Sta infiammando in queste ore sui social la polemica per l’audace scelta della Maison Schiaparelli di far sfilare sulle passerelle della Couture Week, in corso questi giorni a Parigi, le tre top model Shalomon Harlow, Irina Shayk e Naomi Campbell con indosso abiti decorati con applicazioni in pelliccia finta ecologica ritraenti teste di leone, lonza e lupa. Nonostante l’intenzione della casa di moda fosse quello di rendere omaggio a Dante, il risultato è un’immagine che rischia di “normalizzare e glorificare la concezione e l’estetica degli animali come accessori e trofei”.
Colpiscono le foto che circolano sul web in queste ore della recente sfilata di moda della Maison Schiaparelli sulle passerelle della Couture week.
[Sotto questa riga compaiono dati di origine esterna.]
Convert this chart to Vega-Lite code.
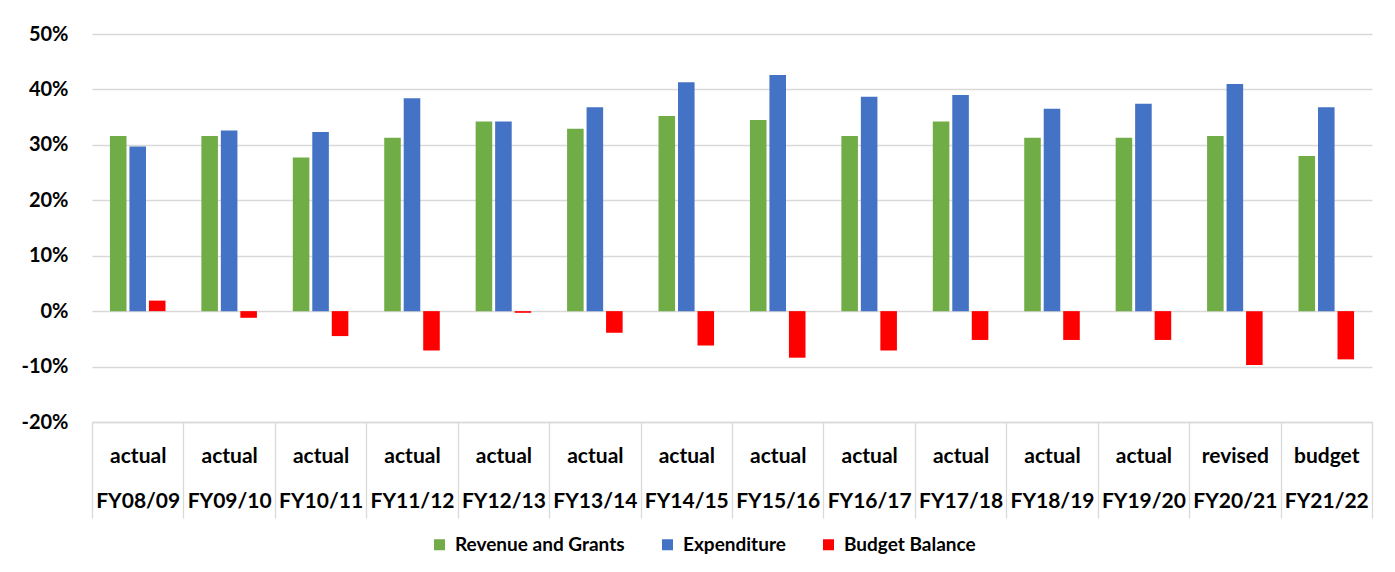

Tre top model indossano degli abiti in pelliccia con applicate teste di animali selvatici, rigorosamente finte. Ma poco importa se si tratta di pelliccia ecologica, in linea con la policy dell’azienda che è contraria all’uso di quelle vere. Il messaggio che può scaturire è comunque forte e fonte di polemiche. Su questa vicenda si è espressa Martina Pluda, Direttrice per l’Italia di Humane Society International/Europe e portavoce della campagna #NotInMyWorld per vietare l’importazione, l’esportazione e la riesportazione dei trofei di caccia in Italia. “Se da un lato si può apprezzare sia l’omaggio all’opera dantesca, sia la maestria artigianale al centro della Maison Schiaparelli, dall’altro non si può non sottolineare come i tre look della collezione primavera-estate 2023, con le tre fiere dantesche – il leone, la lonza e la lupa – normalizzino e glorifichino la concezione e l’estetica degli animali come accessori e trofei”, spiega Martina Pluda.
“Sebbene, come afferma la Maison, le teste e le pellicce siano “creazioni di finta tassidermia” e si riferiscano all’allegoria della lussuria, dalla superbia e della cupidigia, il messaggio immediato, rispetto al riferimento culturale, che trasmettono è estremamente pericoloso e irresponsabile. Ha il pericolosissimo potenziale di stimolare la domanda di parti e prodotti di animali veri, sia come accessori di moda che come status symbol”, continua la direttrice.
“Ogni artista deve essere consapevole dei messaggi, anche involontari, che la propria arte trasmette al mondo e soprattutto quando sono leader di industrie commerciali, questo punto diventa ancora più importante: indossare parti di animali non dovrebbe essere considerato e celebrato come moda”, continua l’esperta.
“La caccia al trofeo rappresenta un grave problema di benessere animale e conservazione che minaccia la sopravvivenza di molte specie selvatiche in tutto il mondo, comprese quelle rappresentate nella collezione. Gli Stati Uniti e l’Unione Europea sono i primi due importatori mondiali di trofei di caccia ottenuti da specie animali in pericolo di estinzione, protette a livello internazionale. Si tratta di una pratica che, con riferimento all’allegoria dei peccati capitali, è caratterizzata anch’essa dalla lussuria, superbia e cupidigia dei cacciatori di trofei che uccidono migliaia di animali minacciati e ne esibiscono le parti del corpo per il proprio piacere. Il designer della Maison Daniel Roseberry parla della collezione come di un “omaggio al dubbio. Il dubbio della creazione e il dubbio dell’intenzione”. Senza ombra di dubbio l’intento dei cacciatori di trofei è quello di mantenere in vita il loro “hobby” elitario a spese della biodiversità. Invitiamo pertanto la Maison Schiaparelli a promuovere una tipo di alta moda maggiormente caratterizzato dalla compassione”.